I agree that this passivity is distasteful. I found myself thinking at times about how much I would like it if the ballerinas could just dance on their own two feet as opposed to constantly being carried around in various positions. When the women were allowed to dance instead of being carried to and fro, then I enjoyed the piece. And I did find the end affecting, even if that which came before was more frustrating than emotionally engaging. I wish there had been some guidance in the program. Because while I understood the ending (I don't know much French, but even I know enough to understand that) I feel that there were relationships being shown throughout for which I didn't understand the dynamic. The best thing might have been to provide a translation of the song lyrics--although perhaps that would have been too difficult and space-consuming a task.

There were other times, however, when I found the partnering more enjoyable and surprising than obnoxious, such as in "Tryst." I was a bit distracted while watching that piece by the fact that the music undeniably belongs in a bad Sci Fi movie--particularly considering the fact that it includes the sound of a spaceship taking off--but I thought there were times when the movement was beautiful. Particularly the geometry of Bussell and Cope's bodies and the ways in which they connected and disconnected.

I also found "Fool's Paradise" to be beautiful, and was grateful for the occasional breakup of all the pas de deux. I found it most interesting and memorable at these times, when there were multiple couples on the stage moving in the same way, or when the men or women were dancing together.

"Dance of the Hours," meanwhile, was delightful and light, which makes sense given the context, and was a nice break from all the less delight-filled fare of the evening. I felt like it, combined with "Slingerland" which, though also a pas de deux, was not choreographed by Wheeldon but Forsythe, and felt somewhat different in its aesthetic, helped to break up the sameness of the evening. The sense I got from Forsythe's piece was that of anxiety permeating things. That's not something I felt a lot of in Wheeldon's works.

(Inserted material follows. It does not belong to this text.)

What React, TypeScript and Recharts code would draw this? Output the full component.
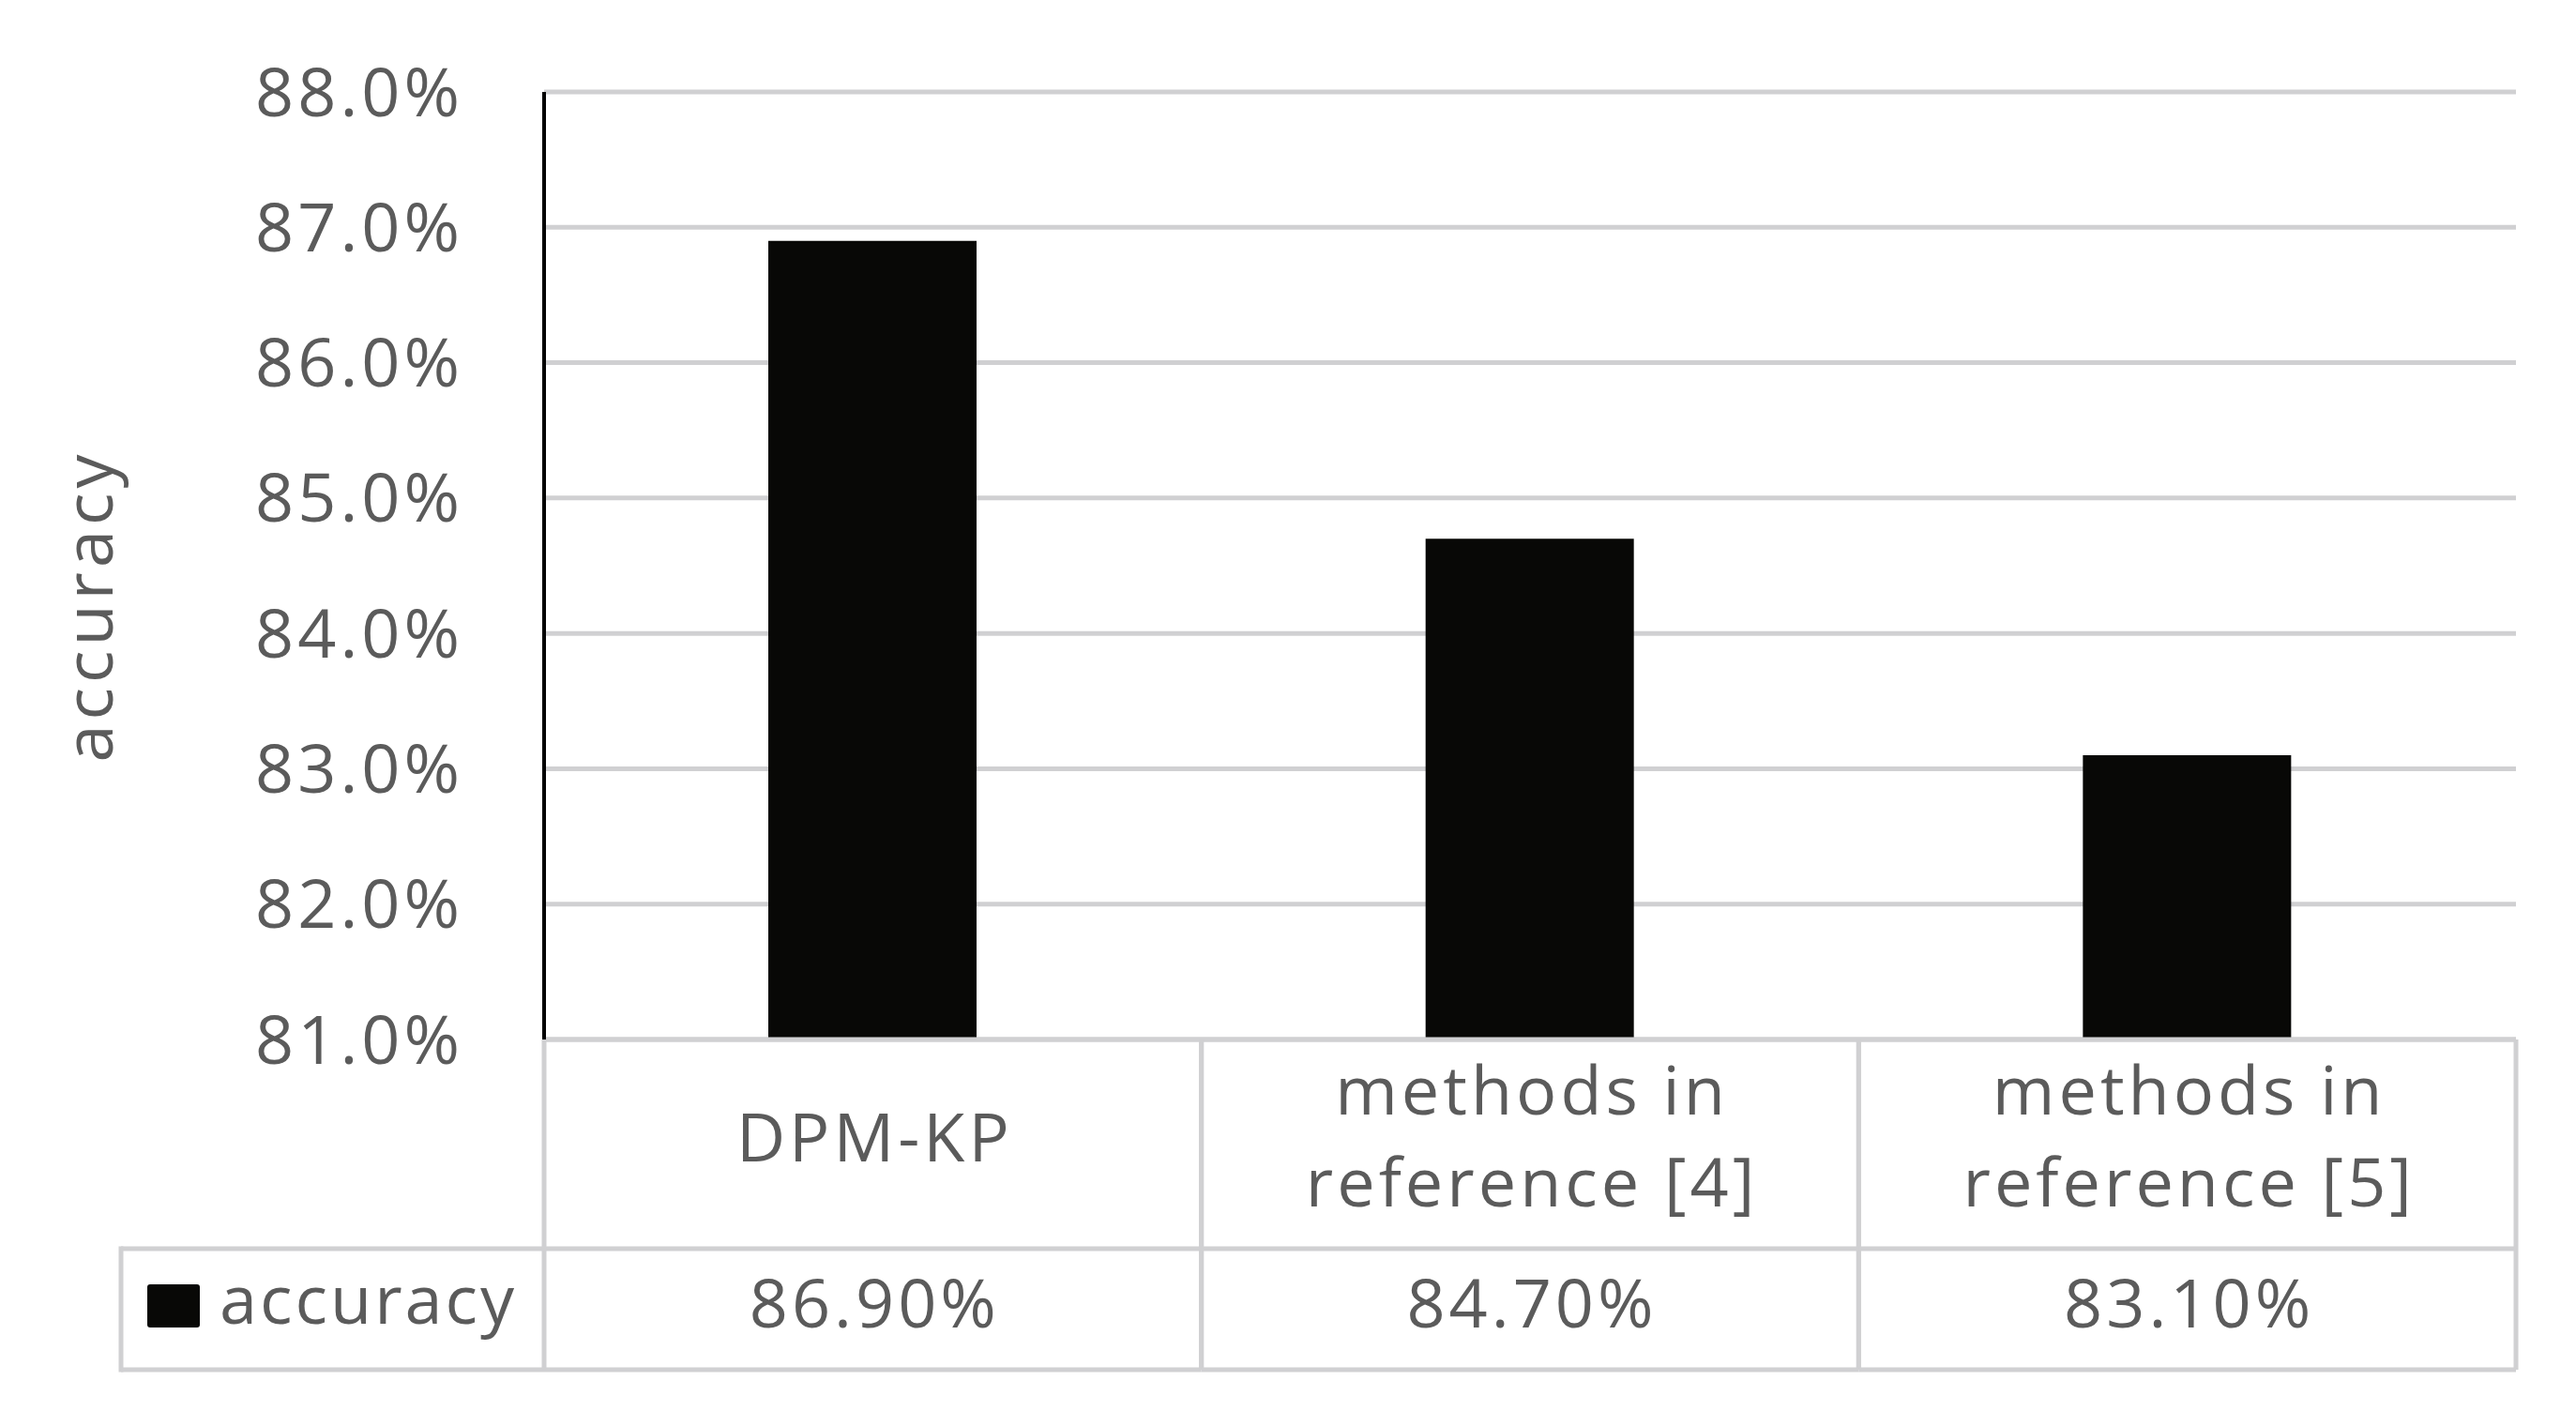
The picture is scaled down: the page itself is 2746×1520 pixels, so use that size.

Wheeldon, on the other hand, at moments manages real moments of poignancy, although they never seem to be sustained over the course of an entire piece. It seems to me that Wheeldon's work is neither genius nor revolutionary but it is interesting. In part because the abstraction makes the work like a puzzle I want to solve. I imagine it would help to talk about it, but talking endlessly about the meaning and intention of things after seeing them isn't really Wendy's cup of tea. So I'm trying to muddle along on my own because there's meaning and emotion there, and I can catch glimpses of it, threads that I want to tease out, but I don't know how to unravel them. Those threads are, to my mind, a definite positive. It's also interesting work to me for another, less positive reason, which is that it feels to me like his dances should, or could, be more memorable and affecting than they are.